The year-long economic downturn and historic financial crisis on Wall Street could threaten the fiscal health of the trillion-dollar state employee pension system.
If the stock market does not rebound soon and the recession stretches into next year, as many analysts predict, state leaders may be faced with difficult choices to shore up pension funds that have lost billions of dollars in value since January.
Among immediate options: postponing retirees' cost-of-living increases. Other, long-term choices include cutting benefits, increasing employee payroll contributions or relying on more taxpayer dollars to make up for the losses.
“Those are all definitely things to be considered,” said Terry Slattery, president of the National Association of State Retirement Administrators and executive director of the Public Employees Retirement Association of New Mexico.

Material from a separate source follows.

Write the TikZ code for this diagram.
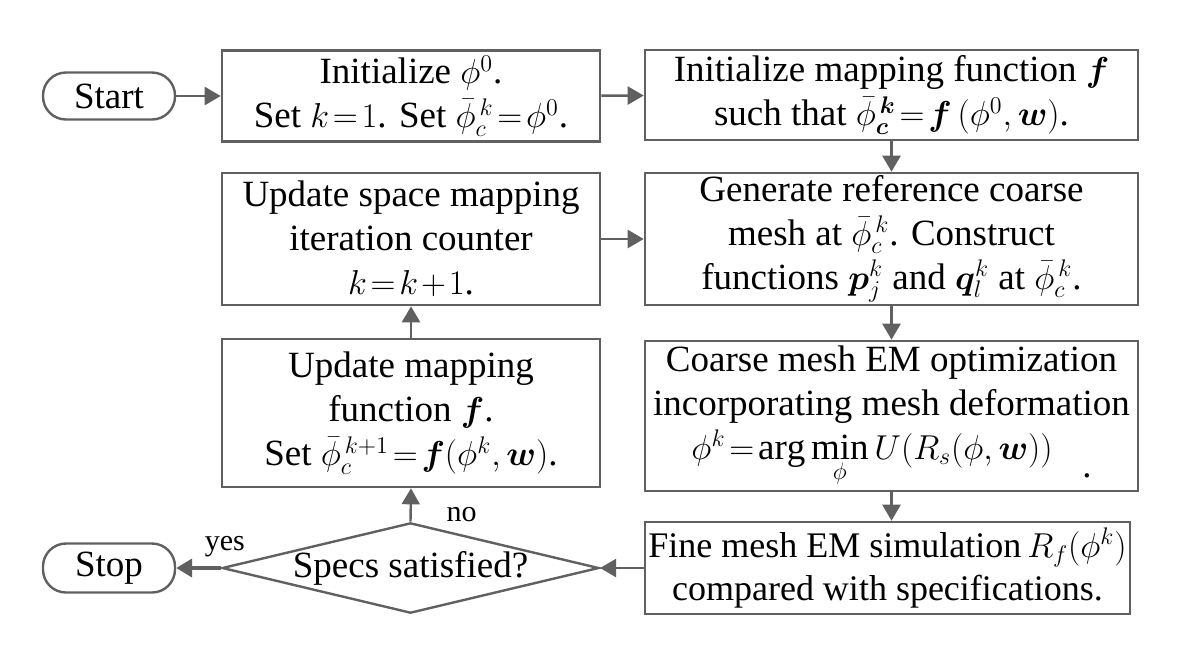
\documentclass[tikz,border=0pt]{standalone}
\usepackage{bm}
\usepackage{fontspec}
\setmainfont{Liberation Serif}
\usetikzlibrary{shapes.geometric,arrows.meta}
\definecolor{linegray}{RGB}{96,96,96}
\thickmuskip=2mu\relax
\medmuskip=1.5mu\relax
\begin{document}
\begin{tikzpicture}[x=0.5pt,y=-0.5pt,
    box/.style={rectangle,draw=linegray,line width=1.3pt,align=center,inner sep=0pt},
    term/.style={rectangle,rounded corners=11.5pt,draw=linegray,line width=1.2pt,minimum width=66pt,inner sep=0pt},
    arr/.style={-{Triangle[length=8pt,width=9pt]},draw=linegray,fill=linegray,line width=1.2pt},
    every node/.style={font=\fontsize{18.5}{22}\selectfont}]
    \useasboundingbox (0,0) rectangle (1186,650);

    \node[term,minimum height=23.5pt] (start) at (109,96) {Start};
    \node[box,minimum width=189pt,minimum height=45.5pt] (init) at (411,96)
        {Initialize $\phi^0$.\\ Set $k=1$. Set $\bar{\phi}_c^{\,k}=\phi^0$.};
    \node[box,minimum width=246.5pt,minimum height=45pt] (initf) at (891.5,95)
        {Initialize mapping function $\bm{f}$\\ such that $\bar{\phi}_{\bm{c}}^{\,\bm{k}}=\bm{f}\,(\phi^0,\bm{w})$.};
    \node[box,minimum width=246.5pt,minimum height=66pt] (gen) at (891.5,239)
        {Generate reference coarse\\ mesh at $\bar{\phi}_c^{\,k}$. Construct\\ functions $\bm{p}_j^k$ and $\bm{q}_l^k$ at $\bar{\phi}_c^{\,k}$.};
    \node[box,minimum width=189pt,minimum height=66pt] (counter) at (411,239)
        {Update space mapping\\ iteration counter\\ $k=k+1$.};
    \node[box,minimum width=189pt,minimum height=74pt] (update) at (411,413)
        {Update mapping\\ function $\bm{f}$.\\ Set $\bar{\phi}_c^{\,k+1}=\bm{f}(\phi^k,\bm{w})$.};
    \node[box,minimum width=246.5pt,minimum height=75pt] (coarse) at (891.5,416)
        {Coarse mesh EM optimization\\ incorporating mesh deformation\\
         $\phi^k=\arg\min\limits_{\phi}U(R_s(\phi,\bm{w}))$\hspace{0.8em}\raisebox{-9pt}{.}};
    \node[box,minimum width=242.5pt,minimum height=46pt,font=\fontsize{18}{21.5}\selectfont] (fine) at (887.5,568)
        {Fine mesh EM simulation\,$R_f(\phi^k)$\\ compared with specifications.};
    \node[diamond,aspect=4.17,draw=linegray,line width=1.2pt,inner sep=0pt,
        minimum width=187.5pt,minimum height=45pt] (specs) at (410.5,568) {Specs satisfied?};
    \node[term,minimum height=24.5pt] (stop) at (109,568) {Stop};

    \draw[arr] (start) -- (init);
    \draw[arr] (init) -- (initf);
    \draw[arr] (initf) -- (gen);
    \draw[arr] (counter) -- (gen);
    \draw[arr] (gen) -- (coarse);
    \draw[arr] (coarse.south) -- (coarse.south |- fine.north);
    \draw[arr] (fine.west) -- (specs.east);
    \draw[arr,line width=2pt] (specs.west) -- node[pos=0,above=1pt,xshift=2pt,font=\fontsize{15}{17}\selectfont] {yes} (stop.east);
    \draw[arr] (specs.north) -- node[right=14pt,yshift=-5pt,font=\fontsize{15}{17}\selectfont] {no} (update.south);
    \draw[arr] (update) -- (counter);
\end{tikzpicture}
\end{document}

Any policy choices would be agonizing not only for retirees but all state taxpayers. Employees contribute to state pension funds as do government agencies through tax dollars. About 20 million current state and local government employees and 7 million retirees, ranging from teachers to police officers to office workers, are promised pensions, according to a recent GAO report. Benefit checks total about $150 billion a year.
Paying retired public employees already is one of states' growing costs, so the market falloff could not come at a worse time. Thousands of aging baby boomers are claiming retirement benefits, and many states are issuing pension checks for longer periods because people are living longer. On top of this, many states are struggling to finance Medicaid, education, transportation and other programs while their tax revenue is shrinking.